McGee and Guyer settled for $4.8 million and $1.185 million, respectively, according to Heyman. Elbow and knee injuries held McGee to 39 games in 2015, but he posted a 2.41 ERA and owns a 2.58 mark since 2012, with 11.4 strikeouts per nine innings and 26 saves.
Guyer enjoyed his best season in 2015, setting career highs in games (128), plate appearances (385), on-base percentage (.359), slugging (.413), OPS (.771), homers (eight), RBIs (28) and steals (10). He spent time at all three outfield positions.
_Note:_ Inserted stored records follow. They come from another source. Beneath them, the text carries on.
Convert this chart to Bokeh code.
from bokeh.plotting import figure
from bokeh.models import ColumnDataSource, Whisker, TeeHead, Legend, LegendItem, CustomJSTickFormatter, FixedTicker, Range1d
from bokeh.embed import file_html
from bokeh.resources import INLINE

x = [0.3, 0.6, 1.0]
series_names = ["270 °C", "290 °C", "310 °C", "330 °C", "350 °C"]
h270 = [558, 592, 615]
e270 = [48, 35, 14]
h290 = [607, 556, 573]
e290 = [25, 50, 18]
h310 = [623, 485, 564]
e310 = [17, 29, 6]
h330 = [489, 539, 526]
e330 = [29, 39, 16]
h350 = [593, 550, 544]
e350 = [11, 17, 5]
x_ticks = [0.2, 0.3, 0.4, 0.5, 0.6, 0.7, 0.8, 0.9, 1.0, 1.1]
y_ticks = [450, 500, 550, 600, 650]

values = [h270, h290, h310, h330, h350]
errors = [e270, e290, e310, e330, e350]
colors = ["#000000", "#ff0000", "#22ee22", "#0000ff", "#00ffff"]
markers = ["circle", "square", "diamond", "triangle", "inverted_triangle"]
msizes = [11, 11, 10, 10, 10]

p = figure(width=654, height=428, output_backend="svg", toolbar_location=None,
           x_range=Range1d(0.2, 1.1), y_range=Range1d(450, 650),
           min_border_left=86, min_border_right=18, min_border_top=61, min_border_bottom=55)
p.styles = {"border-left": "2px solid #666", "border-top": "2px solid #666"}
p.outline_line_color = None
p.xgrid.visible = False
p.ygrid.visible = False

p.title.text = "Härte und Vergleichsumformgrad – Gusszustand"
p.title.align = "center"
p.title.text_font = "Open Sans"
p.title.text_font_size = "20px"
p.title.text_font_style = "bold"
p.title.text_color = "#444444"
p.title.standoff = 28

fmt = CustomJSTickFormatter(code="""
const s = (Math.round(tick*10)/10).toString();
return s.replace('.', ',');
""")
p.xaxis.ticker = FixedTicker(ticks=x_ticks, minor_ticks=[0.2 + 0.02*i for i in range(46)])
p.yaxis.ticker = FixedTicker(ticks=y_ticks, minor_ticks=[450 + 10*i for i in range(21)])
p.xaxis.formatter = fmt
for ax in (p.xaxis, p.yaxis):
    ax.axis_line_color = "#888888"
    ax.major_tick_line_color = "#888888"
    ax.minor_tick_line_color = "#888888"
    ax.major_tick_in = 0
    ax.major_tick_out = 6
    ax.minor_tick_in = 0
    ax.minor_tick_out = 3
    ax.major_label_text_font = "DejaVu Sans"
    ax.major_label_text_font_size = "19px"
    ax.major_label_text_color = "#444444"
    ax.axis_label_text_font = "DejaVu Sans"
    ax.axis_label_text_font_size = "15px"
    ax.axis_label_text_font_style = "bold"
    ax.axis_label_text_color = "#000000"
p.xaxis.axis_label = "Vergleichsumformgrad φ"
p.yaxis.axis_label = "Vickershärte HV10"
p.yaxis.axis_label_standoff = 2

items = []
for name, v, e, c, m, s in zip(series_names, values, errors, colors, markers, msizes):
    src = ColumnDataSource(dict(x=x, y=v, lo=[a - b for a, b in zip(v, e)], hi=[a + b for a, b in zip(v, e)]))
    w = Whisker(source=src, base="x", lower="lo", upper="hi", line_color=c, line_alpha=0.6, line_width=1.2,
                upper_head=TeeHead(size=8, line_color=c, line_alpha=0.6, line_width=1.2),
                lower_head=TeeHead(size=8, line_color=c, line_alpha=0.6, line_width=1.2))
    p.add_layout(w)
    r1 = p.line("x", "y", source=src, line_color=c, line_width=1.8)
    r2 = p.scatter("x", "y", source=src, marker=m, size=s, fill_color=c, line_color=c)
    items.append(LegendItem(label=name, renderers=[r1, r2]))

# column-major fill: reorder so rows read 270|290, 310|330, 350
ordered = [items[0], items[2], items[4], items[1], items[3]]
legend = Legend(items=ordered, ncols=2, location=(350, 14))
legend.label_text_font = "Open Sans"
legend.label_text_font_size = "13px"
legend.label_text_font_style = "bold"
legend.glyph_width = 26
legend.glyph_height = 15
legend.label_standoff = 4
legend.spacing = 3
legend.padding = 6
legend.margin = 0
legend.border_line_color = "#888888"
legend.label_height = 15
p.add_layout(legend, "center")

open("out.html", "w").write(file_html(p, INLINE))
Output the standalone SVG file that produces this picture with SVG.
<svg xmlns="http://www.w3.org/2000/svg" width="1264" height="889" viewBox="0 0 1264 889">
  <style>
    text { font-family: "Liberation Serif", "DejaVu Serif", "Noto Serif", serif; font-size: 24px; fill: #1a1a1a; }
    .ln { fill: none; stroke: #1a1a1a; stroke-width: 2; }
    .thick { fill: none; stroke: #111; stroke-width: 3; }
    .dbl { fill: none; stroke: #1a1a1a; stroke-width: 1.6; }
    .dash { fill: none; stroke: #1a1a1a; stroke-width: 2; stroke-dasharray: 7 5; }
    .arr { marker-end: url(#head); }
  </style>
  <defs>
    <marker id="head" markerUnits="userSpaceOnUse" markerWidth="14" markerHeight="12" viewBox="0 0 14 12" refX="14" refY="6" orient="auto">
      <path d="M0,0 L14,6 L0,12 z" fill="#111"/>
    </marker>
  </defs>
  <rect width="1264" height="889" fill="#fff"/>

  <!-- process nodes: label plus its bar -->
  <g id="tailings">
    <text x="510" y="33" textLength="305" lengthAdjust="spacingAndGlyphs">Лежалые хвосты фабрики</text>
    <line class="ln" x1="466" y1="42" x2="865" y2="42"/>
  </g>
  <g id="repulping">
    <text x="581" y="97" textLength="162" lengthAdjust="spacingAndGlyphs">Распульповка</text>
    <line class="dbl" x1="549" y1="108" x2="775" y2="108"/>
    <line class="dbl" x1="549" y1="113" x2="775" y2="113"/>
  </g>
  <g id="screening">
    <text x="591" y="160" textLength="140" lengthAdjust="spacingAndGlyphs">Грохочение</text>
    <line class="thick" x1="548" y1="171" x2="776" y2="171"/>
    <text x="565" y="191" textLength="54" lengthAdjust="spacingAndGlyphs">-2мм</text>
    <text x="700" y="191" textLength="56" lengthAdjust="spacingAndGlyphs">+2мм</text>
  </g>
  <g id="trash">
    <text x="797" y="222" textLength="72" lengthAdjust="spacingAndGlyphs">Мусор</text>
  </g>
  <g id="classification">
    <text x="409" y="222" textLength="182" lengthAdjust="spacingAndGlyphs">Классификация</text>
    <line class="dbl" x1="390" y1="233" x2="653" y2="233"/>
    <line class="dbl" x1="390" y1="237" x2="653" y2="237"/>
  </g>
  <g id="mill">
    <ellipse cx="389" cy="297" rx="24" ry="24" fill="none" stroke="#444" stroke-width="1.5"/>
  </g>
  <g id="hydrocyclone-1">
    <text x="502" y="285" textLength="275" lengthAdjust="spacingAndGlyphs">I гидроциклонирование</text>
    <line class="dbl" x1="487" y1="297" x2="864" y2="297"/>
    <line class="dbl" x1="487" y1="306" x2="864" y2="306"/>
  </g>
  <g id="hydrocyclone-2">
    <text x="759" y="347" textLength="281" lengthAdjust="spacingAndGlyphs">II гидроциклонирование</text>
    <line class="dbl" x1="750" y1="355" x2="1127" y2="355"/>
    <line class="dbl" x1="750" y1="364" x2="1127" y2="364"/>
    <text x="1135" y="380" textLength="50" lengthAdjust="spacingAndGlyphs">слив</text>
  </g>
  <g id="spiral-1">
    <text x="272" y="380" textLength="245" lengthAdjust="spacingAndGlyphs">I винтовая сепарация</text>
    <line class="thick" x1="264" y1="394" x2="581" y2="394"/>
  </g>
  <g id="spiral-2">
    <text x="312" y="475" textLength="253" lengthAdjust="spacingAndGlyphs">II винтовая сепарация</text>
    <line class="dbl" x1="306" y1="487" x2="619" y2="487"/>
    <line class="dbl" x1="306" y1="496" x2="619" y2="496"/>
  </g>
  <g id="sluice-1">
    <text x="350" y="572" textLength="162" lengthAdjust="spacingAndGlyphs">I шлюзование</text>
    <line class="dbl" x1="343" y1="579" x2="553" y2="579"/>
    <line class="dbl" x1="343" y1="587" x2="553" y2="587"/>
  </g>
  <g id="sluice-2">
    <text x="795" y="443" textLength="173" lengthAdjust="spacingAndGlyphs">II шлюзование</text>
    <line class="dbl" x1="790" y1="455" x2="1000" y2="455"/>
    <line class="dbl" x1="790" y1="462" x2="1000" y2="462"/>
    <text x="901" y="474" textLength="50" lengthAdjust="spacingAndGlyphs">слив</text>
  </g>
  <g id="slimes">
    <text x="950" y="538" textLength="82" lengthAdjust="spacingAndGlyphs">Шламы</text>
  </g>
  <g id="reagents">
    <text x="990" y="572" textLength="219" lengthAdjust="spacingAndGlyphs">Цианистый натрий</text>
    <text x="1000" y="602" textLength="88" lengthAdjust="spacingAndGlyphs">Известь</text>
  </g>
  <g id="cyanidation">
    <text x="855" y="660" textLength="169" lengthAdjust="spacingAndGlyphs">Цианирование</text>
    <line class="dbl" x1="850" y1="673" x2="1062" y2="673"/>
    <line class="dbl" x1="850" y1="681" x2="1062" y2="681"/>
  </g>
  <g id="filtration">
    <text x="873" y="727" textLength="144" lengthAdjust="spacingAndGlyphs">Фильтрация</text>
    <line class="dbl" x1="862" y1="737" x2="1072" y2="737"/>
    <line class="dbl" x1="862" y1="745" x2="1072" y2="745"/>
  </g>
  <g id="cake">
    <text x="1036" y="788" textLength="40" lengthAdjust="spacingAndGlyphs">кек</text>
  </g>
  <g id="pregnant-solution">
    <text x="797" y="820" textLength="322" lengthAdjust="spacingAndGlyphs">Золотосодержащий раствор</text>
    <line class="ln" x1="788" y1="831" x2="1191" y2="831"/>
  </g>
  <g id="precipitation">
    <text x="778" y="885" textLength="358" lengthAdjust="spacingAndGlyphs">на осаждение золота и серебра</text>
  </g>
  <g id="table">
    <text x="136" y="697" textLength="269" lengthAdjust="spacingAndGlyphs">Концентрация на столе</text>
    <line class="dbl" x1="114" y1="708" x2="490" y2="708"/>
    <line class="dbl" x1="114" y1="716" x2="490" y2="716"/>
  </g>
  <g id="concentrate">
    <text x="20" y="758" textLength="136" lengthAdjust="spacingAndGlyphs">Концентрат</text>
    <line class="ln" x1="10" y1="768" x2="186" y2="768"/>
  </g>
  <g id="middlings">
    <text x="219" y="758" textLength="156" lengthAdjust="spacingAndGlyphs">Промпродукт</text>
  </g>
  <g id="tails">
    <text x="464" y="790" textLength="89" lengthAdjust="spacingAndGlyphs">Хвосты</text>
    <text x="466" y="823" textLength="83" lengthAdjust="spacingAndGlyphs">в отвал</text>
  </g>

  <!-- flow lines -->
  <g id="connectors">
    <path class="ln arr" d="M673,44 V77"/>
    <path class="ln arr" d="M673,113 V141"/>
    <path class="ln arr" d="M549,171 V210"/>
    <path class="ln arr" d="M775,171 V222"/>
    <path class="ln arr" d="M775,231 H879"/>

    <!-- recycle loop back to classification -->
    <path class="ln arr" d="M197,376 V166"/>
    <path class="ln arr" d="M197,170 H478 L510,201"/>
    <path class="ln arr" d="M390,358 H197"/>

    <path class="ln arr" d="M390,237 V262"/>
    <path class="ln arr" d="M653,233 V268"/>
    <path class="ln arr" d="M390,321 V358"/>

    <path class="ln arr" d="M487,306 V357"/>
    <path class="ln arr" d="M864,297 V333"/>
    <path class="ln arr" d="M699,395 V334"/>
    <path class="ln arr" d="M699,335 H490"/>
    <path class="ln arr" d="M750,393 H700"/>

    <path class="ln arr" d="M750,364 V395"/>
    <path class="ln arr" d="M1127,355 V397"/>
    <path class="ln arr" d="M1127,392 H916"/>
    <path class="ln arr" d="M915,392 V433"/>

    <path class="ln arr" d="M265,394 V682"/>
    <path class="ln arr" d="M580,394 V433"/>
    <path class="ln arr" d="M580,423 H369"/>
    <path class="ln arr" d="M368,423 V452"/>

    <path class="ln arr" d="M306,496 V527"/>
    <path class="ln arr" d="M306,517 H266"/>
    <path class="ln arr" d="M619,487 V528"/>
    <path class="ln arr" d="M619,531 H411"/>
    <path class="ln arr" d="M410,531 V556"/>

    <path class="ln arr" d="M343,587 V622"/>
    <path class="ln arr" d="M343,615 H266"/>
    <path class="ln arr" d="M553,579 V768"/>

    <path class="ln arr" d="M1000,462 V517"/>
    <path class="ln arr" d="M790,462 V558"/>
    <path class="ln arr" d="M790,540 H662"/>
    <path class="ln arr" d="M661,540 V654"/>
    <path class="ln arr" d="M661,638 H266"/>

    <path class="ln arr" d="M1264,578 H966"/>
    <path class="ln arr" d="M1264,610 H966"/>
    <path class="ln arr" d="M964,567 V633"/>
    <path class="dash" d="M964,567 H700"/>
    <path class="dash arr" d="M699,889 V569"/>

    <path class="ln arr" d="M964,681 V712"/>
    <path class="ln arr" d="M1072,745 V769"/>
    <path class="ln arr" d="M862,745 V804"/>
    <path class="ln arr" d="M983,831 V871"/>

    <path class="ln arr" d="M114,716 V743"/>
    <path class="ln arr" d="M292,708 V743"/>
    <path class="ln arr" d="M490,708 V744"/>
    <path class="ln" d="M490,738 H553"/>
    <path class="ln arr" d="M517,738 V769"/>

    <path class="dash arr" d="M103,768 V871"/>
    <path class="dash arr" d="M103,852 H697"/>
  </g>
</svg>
The Rays agreed at $4.2 million with Morrison, $2.375 million with Ramirez, $1.7 million with Rivera and $1.5 million with Conger, according to the Tampa Bay Times. The club acquired Morrison from the Mariners on Nov. 5, after he hit .225/.302/.383 with 17 homers and 54 RBIs for Seattle. The 28-year-old is scheduled to reach free agency after this coming season.
Ramirez came over in a trade with Seattle last March and enjoyed a breakout year, going 11-6 with a 3.75 ERA and a 3.2 strikeout-to-walk ratio over 34 games (27 starts). The 25-year-old allowed two earned runs or fewer in 18 of those outings.
After posting a .751 OPS for the Padres in 2014, Rivera slid back to .489 for the Rays, who picked him up in a three-team deal that also involved Washington. The veteran started 87 games behind the plate and collected five homers and 26 RBIs.
Conger is another new face in Tampa Bay, which acquired the 27-year-old from the Astros in December. In his first year in Houston, he started 56 games behind the plate and batted .229/.311/.448 with a career-best 11 homers and 33 RBIs.
Smyly, 26, has gone 8-3 with a 2.52 ERA and 9.5 strikeouts per nine innings for the Rays since they picked him up from Detroit in the David Price trade at the 2014 non-waiver Trade Deadline. Shoulder problems limited Smyly to 12 starts last season, though nine of those came in August and September after he returned from the disabled list.